Your customers want something.

Chances are you are also able to meet those needs to some extent.

Additionally you probably are sure that your customers also buy from your competitors.

Could you improve so that they would think twice, simply because you meet their needs better?

It’s possible, and the first thing to do is to visualise those needs.

One of the ways to do that is called Critical To Quality (CTQ) tree—a method that translates customer needs into measurable metrics, paving the way for strategic enhancements.

The CTQ Tree

The CTQ diagram is like tree set sideways. On the left you have the customer need statement, then the drivers that are the components of the need. Each driver is then broken down into written requirements that can be measured with a metric. For the metric you then set targets. That’s it!

Critical to Quality tree overview

Let’s walk through these one by one.

Step 1: Express the need in written

It’s possible to build the CTQ tree from “bottom up” or from “top down”, and the way we build it here in Seomphony is to first state the customer need as a short sentence. For example, if you are in the business of running a coffee shop, the customer need statement could say: “I want to enjoy nice coffee breaks”.

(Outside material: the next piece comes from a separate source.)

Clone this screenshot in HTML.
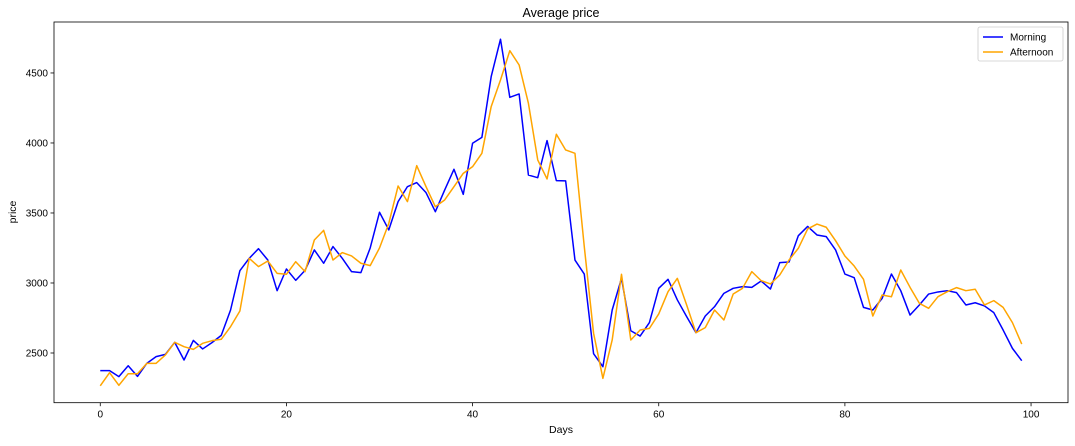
<!DOCTYPE html>
<html><head><meta charset="utf-8"><style>
body{margin:0;background:#fff;font-family:"Liberation Sans",sans-serif;}
svg text{font-family:"Liberation Sans",sans-serif;fill:#000;}
</style></head><body>
<svg id="chart" width="1075" height="441" xmlns="http://www.w3.org/2000/svg">
<text x="561" y="17" font-size="12.5" text-anchor="middle">Average price</text>
<text x="561" y="433" font-size="10.5" text-anchor="middle">Days</text>
<text x="16" y="212" font-size="10.5" text-anchor="middle" transform="rotate(-90 16 212)">price</text>
<g id="ticks"></g>
<g id="lines"></g>
<rect x="54" y="22" width="1014" height="380.7" fill="none" stroke="#000" stroke-width="0.8"/>
<g>
<rect x="978" y="27" width="85" height="34" rx="2" fill="#fff" stroke="#ccc" stroke-width="0.8"/>
<line x1="983" y1="37" x2="1003" y2="37" stroke="#0000ff" stroke-width="1.5"/>
<text x="1010" y="40.5" font-size="10">Morning</text>
<line x1="983" y1="52" x2="1003" y2="52" stroke="#ffa500" stroke-width="1.5"/>
<text x="1010" y="55.5" font-size="10">Afternoon</text>
</g>
</svg>
<script>
const morning=[2374,2374,2331,2409,2333,2426,2474,2490,2576,2450,2590,2529,2574,2626,2807,3088,3176,3245,3164,2945,3100,3019,3090,3236,3141,3260,3176,3081,3074,3250,3505,3379,3581,3688,3717,3645,3509,3664,3812,3633,3998,4040,4474,4741,4326,4350,3771,3752,4017,3731,3729,3164,3064,2495,2402,2807,3033,2659,2621,2717,2962,3026,2879,2760,2645,2764,2831,2926,2962,2974,2969,3014,2957,3145,3150,3338,3404,3343,3331,3236,3064,3038,2826,2807,2890,3064,2945,2771,2843,2921,2936,2945,2931,2843,2859,2836,2788,2664,2533,2445];
const afternoon=[2266,2359,2269,2352,2352,2426,2426,2486,2576,2545,2526,2569,2588,2598,2688,2800,3176,3117,3157,3069,3062,3152,3081,3307,3376,3164,3217,3193,3141,3124,3250,3426,3693,3581,3838,3688,3545,3593,3688,3783,3831,3926,4260,4450,4659,4557,4283,3879,3743,4062,3950,3926,3260,2641,2319,2593,3062,2593,2664,2676,2779,2938,3033,2843,2645,2681,2807,2736,2921,2962,3081,3017,2993,3057,3164,3248,3386,3421,3398,3302,3193,3121,3026,2764,2914,2902,3093,2969,2855,2819,2902,2938,2967,2945,2955,2843,2874,2826,2717,2564];
const xTicks=[0,20,40,60,80,100];
const yTicks=[2500,3000,3500,4000,4500];
const X0=54,X1=1068,Y0=402.7,Y1=22,XD0=-4.97,XD1=103.97,YD0=2145,YD1=4864;
const sx=v=>X0+(v-XD0)/(XD1-XD0)*(X1-X0);
const sy=v=>Y0-(v-YD0)/(YD1-YD0)*(Y0-Y1);
const NS="http://www.w3.org/2000/svg";
const tg=document.getElementById('ticks'),lg=document.getElementById('lines');
function mk(t,a,p){const e=document.createElementNS(NS,t);for(const k in a)e.setAttribute(k,a[k]);p.appendChild(e);return e;}
xTicks.forEach(v=>{const x=sx(v);
const l=mk('line',{x1:x,x2:x,y1:Y0,y2:Y0+3.5,stroke:'#000','stroke-width':0.8},tg);


const t=mk('text',{x:x,y:Y0+15,'font-size':10,'text-anchor':'middle'},tg);t.textContent=v;

});
yTicks.forEach(v=>{const y=sy(v);
const l=mk('line',{x1:X0-3.5,x2:X0,y1:y,y2:y,stroke:'#000','stroke-width':0.8},tg);


const t=mk('text',{x:X0-6,y:y+3.5,'font-size':10,'text-anchor':'end'},tg);t.textContent=v;

});
function line(d,c,n){const p=mk('polyline',{points:d.map((v,i)=>sx(i)+','+sy(v)).join(' '),fill:'none',stroke:c,'stroke-width':1.5,'stroke-linejoin':'round'},lg);

}
line(morning,'#0000ff','morning-line');
line(afternoon,'#ffa500','afternoon-line');
</script>
</body></html>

It’s possible that in the beginning you cannot write the statement clearly or in full yet. Sometimes it only becomes clear once you’ve defined the other levels so the need is something you can return to once you’ve defined all the levels at least once.

Now, if you are in the business of selling any kinds of products or services, you probably are already receiving feedback from your customers about them. You should use that material as basis for the need statement. In addition, you can ask the customers to fill in surveys, do interviews, arrange focus groups in Research and Development, monitor discussion in social media, analyze customer support interactions, and read online reviews. The customer need statement should then be the aggregation of all of the sources. You probably also need to update the statement periodically, because customers, markets, products and competitors change.

Step 2: Drivers of the need

The next level is to figure out what are the drivers for the need.

Drives are components that constitute the need. In our example of a coffee shop, the drivers could be the product itself i.e. coffee and then the environment where the coffee is enjoyed, which in this case would the coffee shop and its interior design and other features.

Step 3: The requirements

The third level is about identifying and recording the actual requirements of the drivers.

In our coffee shop example the requirements related to the coffee driver could be taste of the coffee, its temperature and the delivery time (from stepping in to the coffee shop to getting the cup of coffee in the hand of the customer).

Step 4: Defining Metrics

On the fourth level we need to decide what metrics we will measure the requirements with. In our coffee shop example the coffee requirement could be measured with the availability of a specific brand popular among the customers, the temperature of the coffee at the time of delivery as well as the quantity of coffee per cup.

Step 5: Targets

Last you have the targets.

However, there are two levels to this: your current performance and the level you need to reach. The latter is defined by the customer needs and feedback you have gathered, and the former you can find out by measuring what your process can currently output.

In our example, a simple way to measure your current performance is simply to measure how often you have the customer-preferred coffee brand available in e.g. 100 deliveries, how much coffee is poured into cups on average and what the temperature of the coffee is at the time of delivery, per 100 deliveries.

The below example also mentions extras, but you may want to leave milks and sweeteners for the customers to decide themselves.

Critical to Quality tree: the coffee break example

Step 6: Closing the gaps

When you draw your first CTQ picture, measure your current performance and indicate the desired performance as defined by the customer need, you most likely will see that there is a gap between what the customers need and what your current process can output.

That gap can be closed by designing and running a continuous improvement experiment.

Once the experiment is done, you’ll then state whether you were able to close the gap partly or fully, and if only partly, you’ll define another experiment to get even closer to the desired level.

And that’s how you work with the CTQ tree and continuous improvement!